Scenario two: A consensus Shia candidate emerges. This would suggest that Iraq’s Shia political establishment is trying to maintain balance between its Iranian and American relationships. Given that Iraq needs both U.S. security support and Iranian political cooperation to function, a compromise figure could accelerate cabinet formation — potentially within the constitutional timeframe — and reduce external friction. But it would require al-Maliki to accept being sidelined, something he has historically resisted.

Scenario three: The Coordination Framework fragments. If internal disagreements over the nominee prove intractable, the bloc could splinter, reopening the very deadlock the presidential vote was supposed to resolve. Iraq’s political factions have proven capable of extending paralysis indefinitely when core interests collide. In the current regional environment — with Iraqi territory serving as contested space and overlapping diplomatic pressures from multiple directions — prolonged governmental vacuum carries graver risks than in previous cycles.
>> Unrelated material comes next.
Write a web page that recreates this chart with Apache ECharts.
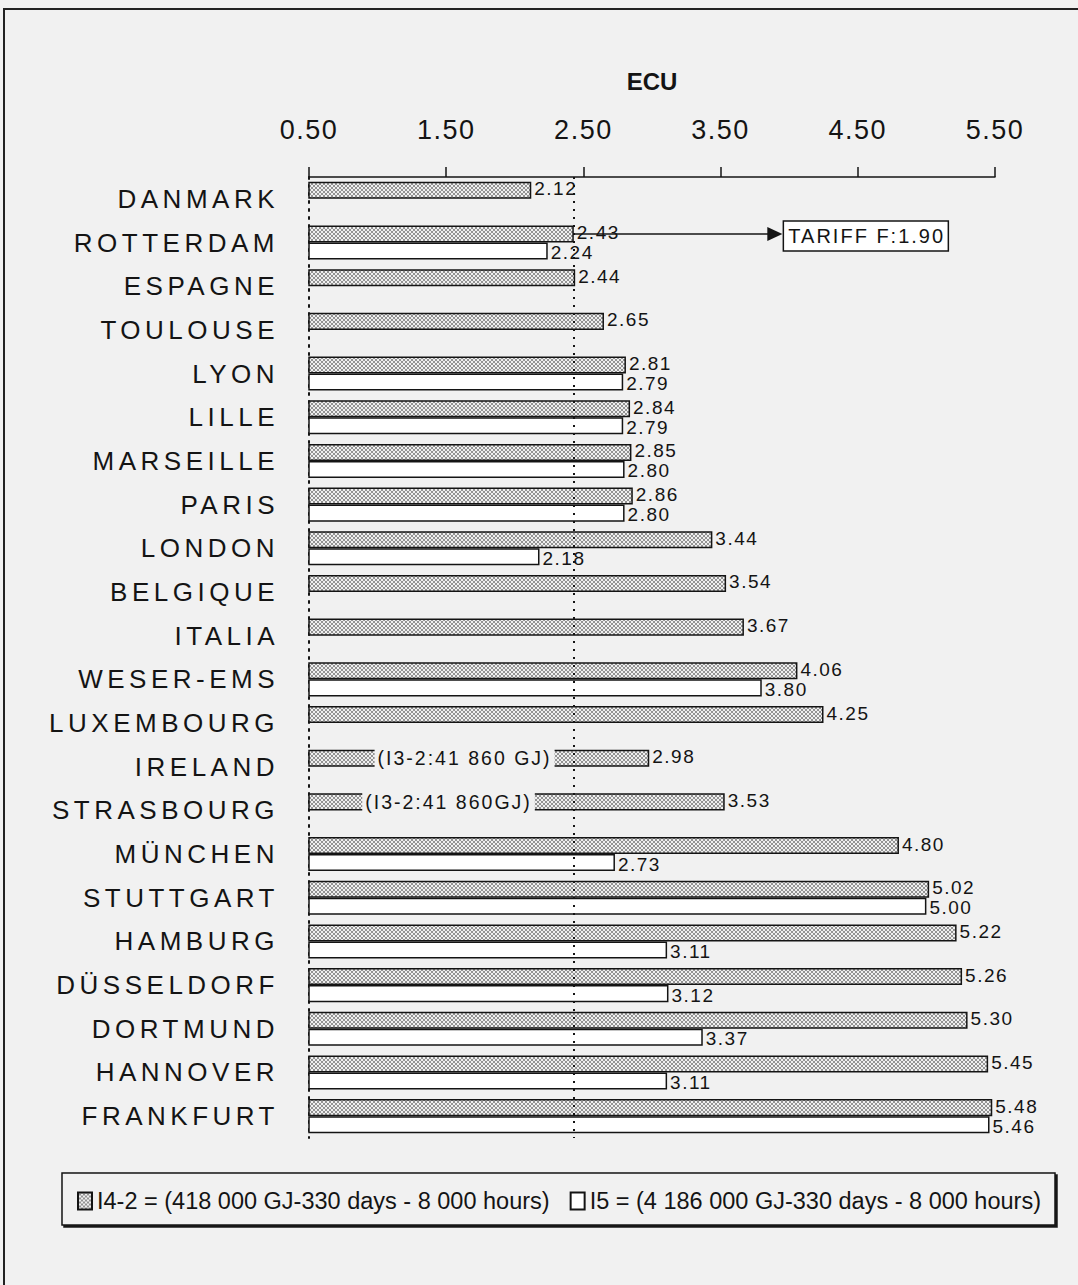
<!DOCTYPE html>
<html>
<head>
<meta charset="utf-8">
<title>ECU</title>
<script src="https://cdn.jsdelivr.net/npm/echarts@6/dist/echarts.min.js"></script>
<style>
  html, body { margin: 0; padding: 0; background: #f1f1f1; }
  #chart { width: 1078px; height: 1285px; }
  /* tracking for the spaced-out lettering (svg renderer keeps text as <text>) */
  #chart text[style*="26px"] { letter-spacing: 4.5px; }
  #chart text[style*="27px"] { letter-spacing: 1.5px; }
  #chart text[style*="19px"] { letter-spacing: 1.5px; }
  #chart text[style*="19.5px"] { letter-spacing: 2px; }
  #chart text[style*="20px"] { letter-spacing: 2px; }
</style>
</head>
<body>
<div id="chart"></div>
<script>
// ---- data ----
const categories = ['DANMARK', 'ROTTERDAM', 'ESPAGNE', 'TOULOUSE', 'LYON', 'LILLE', 'MARSEILLE',
  'PARIS', 'LONDON', 'BELGIQUE', 'ITALIA', 'WESER-EMS', 'LUXEMBOURG', 'IRELAND', 'STRASBOURG',
  'MÜNCHEN', 'STUTTGART', 'HAMBURG', 'DÜSSELDORF', 'DORTMUND', 'HANNOVER', 'FRANKFURT'];

const seriesI42 = [2.12, 2.43, 2.44, 2.65, 2.81, 2.84, 2.85, 2.86, 3.44, 3.54, 3.67, 4.06, 4.25,
  2.98, 3.53, 4.80, 5.02, 5.22, 5.26, 5.30, 5.45, 5.48];

const seriesI5 = [null, 2.24, null, null, 2.79, 2.79, 2.80, 2.80, 2.18, null, null, 3.80, null,
  null, null, 2.73, 5.00, 3.11, 3.12, 3.37, 3.11, 5.46];

const axisMin = 0.5;
const axisMax = 5.5;
const axisStep = 1;
const axisTitle = 'ECU';

const seriesNames = ['I4-2', 'I5'];
const legendTexts = {
  'I4-2': 'I4-2 = (418 000 GJ-330 days - 8 000 hours)',
  'I5': 'I5 = (4 186 000 GJ-330 days - 8 000 hours)'
};

// Rotterdam tariff call-out
const tariffCity = 'ROTTERDAM';
const tariffText = 'TARIFF F:1.90';
const tariffArrowTo = 3.95;

// I3-2 notes written across two bars
const i32Cities = ['IRELAND', 'STRASBOURG'];
const i32Texts = ['(I3-2:41 860 GJ)', '(I3-2:41 860GJ)'];
const i32At = [1.0, 0.91];

// ---- styling helpers ----
const FONT = '"Liberation Sans", Arial, Helvetica, sans-serif';
const INK = '#141414';
const BG = '#f1f1f1';

function hatchImage() {
  const c = document.createElement('canvas');
  c.width = 4; c.height = 4;
  const g = c.getContext('2d');
  g.fillStyle = '#efefef';
  g.fillRect(0, 0, 4, 4);
  g.fillStyle = '#939393';
  [[0, 0], [3, 0], [1, 1], [2, 1], [1, 2], [2, 2], [0, 3], [3, 3]].forEach(function (p) {
    g.fillRect(p[0], p[1], 1, 1);
  });
  return c.toDataURL();
}
const hatchFill = { image: hatchImage(), repeat: 'repeat', imageWidth: 4, imageHeight: 4 };

function valueLabel(dy) {
  return {
    show: true,
    position: 'right',
    distance: 3,
    offset: [0, dy],
    fontSize: 19,
    fontFamily: FONT,
    color: INK,
    formatter: function (p) { return p.value == null ? '' : Number(p.value).toFixed(2); }
  };
}

const chart = echarts.init(document.getElementById('chart'), null, { renderer: 'svg' });

chart.setOption({
  backgroundColor: BG,
  animation: false,
  grid: { left: 309, right: 83, top: 177, bottom: 147, containLabel: false, outerBoundsMode: 'none' },
  xAxis: {
    type: 'value',
    position: 'top',
    min: axisMin,
    max: axisMax,
    interval: axisStep,
    name: axisTitle,
    nameLocation: 'middle',
    nameGap: 84,
    nameTextStyle: { fontSize: 24, fontWeight: 'bold', fontFamily: FONT, color: INK },
    axisLine: { show: true, lineStyle: { color: INK, width: 1.5 } },
    axisTick: { show: true, length: 10, lineStyle: { color: INK, width: 1.5 } },
    axisLabel: {
      margin: 34, fontSize: 27, fontFamily: FONT, color: INK,
      formatter: function (v) { return v.toFixed(2); }
    },
    splitLine: { show: false }
  },
  yAxis: {
    type: 'category',
    data: categories,
    inverse: true,
    axisTick: { show: false },
    axisLine: { show: true, onZero: false, lineStyle: { color: INK, width: 2, type: [2, 6] } },
    axisLabel: { margin: 30, fontSize: 26, fontFamily: FONT, color: INK, padding: [6, 0, 0, 0] }
  },
  legend: {
    data: seriesNames,
    left: 77,
    top: 1189,
    padding: 0,
    itemWidth: 14,
    itemHeight: 17,
    itemGap: 20,
    selectedMode: false,
    icon: 'rect',
    formatter: function (n) { return legendTexts[n]; },
    textStyle: { fontSize: 23.5, fontFamily: FONT, color: INK }
  },
  series: [
    {
      name: seriesNames[0],
      type: 'bar',
      data: seriesI42,
      barGap: '0%',
      barCategoryGap: '22%',
      itemStyle: { color: hatchFill, borderColor: INK, borderWidth: 1.5 },
      label: valueLabel(-1.5)
    },
    {
      name: seriesNames[1],
      type: 'bar',
      data: seriesI5,
      itemStyle: { color: '#ffffff', borderColor: INK, borderWidth: 1.5 },
      label: valueLabel(1.5),
      markLine: {
        silent: true,
        symbol: 'none',
        label: { show: false },
        lineStyle: { color: INK, width: 2, type: [2, 6] },
        data: [{ xAxis: seriesI42[categories.indexOf(tariffCity)] }]
      }
    }
  ]
});

// ---- annotations placed through the axes ----
function toPx(v, cat) { return chart.convertToPixel({ gridIndex: 0 }, [v, cat]); }
const band = toPx(axisMin, categories[1])[1] - toPx(axisMin, categories[0])[1];
const barW = band * 0.78 / 2;
function upperBarY(cat) { return toPx(axisMin, cat)[1] - barW / 2; }

const measureCtx = document.createElement('canvas').getContext('2d');
function trackedWidth(text, font, spacing) {
  measureCtx.font = font;
  return measureCtx.measureText(text).width + spacing * text.length;
}

const graphics = [];

// page frame
graphics.push({
  type: 'rect', z: 0, silent: true,
  shape: { x: 4, y: 9, width: 1110, height: 1300 },
  style: { fill: 'none', stroke: '#222', lineWidth: 2 }
});

// legend frame
graphics.push({
  type: 'rect', z: 0, silent: true,
  shape: { x: 62, y: 1173, width: 993, height: 52 },
  style: { fill: BG, stroke: INK, lineWidth: 1.5, shadowColor: INK, shadowOffsetX: 2, shadowOffsetY: 2, shadowBlur: 0 }
});

// tariff arrow + box
(function () {
  const idx = categories.indexOf(tariffCity);
  const y = upperBarY(tariffCity);
  const x0 = toPx(seriesI42[idx], tariffCity)[0];
  const x1 = toPx(tariffArrowTo, tariffCity)[0];
  graphics.push({
    type: 'line', z: 20, silent: true,
    shape: { x1: x0, y1: y, x2: x1 - 12, y2: y },
    style: { stroke: INK, lineWidth: 1.5 }
  });
  graphics.push({
    type: 'polygon', z: 20, silent: true,
    shape: { points: [[x1 - 15, y - 7], [x1, y], [x1 - 15, y + 7]] },
    style: { fill: INK }
  });
  graphics.push({
    type: 'rect', z: 20, silent: true,
    shape: { x: x1 + 1, y: y - 13, width: 165, height: 30 },
    style: { fill: '#ffffff', stroke: INK, lineWidth: 1.5 }
  });
  graphics.push({
    type: 'text', z: 21, silent: true,
    x: x1 + 6, y: y + 2,
    style: { text: tariffText, font: '20px ' + FONT, fill: INK, align: 'left', verticalAlign: 'middle' }
  });
})();

// I3-2 notes: a gap cut into the bar, with the note written in it
i32Cities.forEach(function (cat, i) {
  const y = upperBarY(cat);
  const x = toPx(i32At[i], cat)[0];
  const font = '19.5px ' + FONT;
  const w = trackedWidth(i32Texts[i], font, 2) + 6;
  graphics.push({
    type: 'rect', z: 19, silent: true,
    shape: { x: x - 3, y: y - barW / 2 - 2, width: w, height: barW + 4 },
    style: { fill: BG }
  });
  graphics.push({
    type: 'text', z: 20, silent: true,
    x: x, y: y,
    style: { text: i32Texts[i], font: font, fill: INK, align: 'left', verticalAlign: 'middle' }
  });
});

chart.setOption({ graphic: graphics });
</script>
</body>
</html>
The constitutional clock is now ticking. The president’s formal tasking of a prime minister-designate should come within days. From that point, the nominee traditionally has thirty days to present a cabinet to parliament for approval — though Iraqi politics has a long tradition of blowing through such deadlines. The clearest signal will come not from the formal nomination itself, but from the speed and tenor of Sunni and Kurdish responses to it. If those blocs engage quickly, a government could form within weeks. If they balk, Iraq is back in the kind of extended crisis that has defined its post-2003 political life — only this time, the region around it is far less forgiving.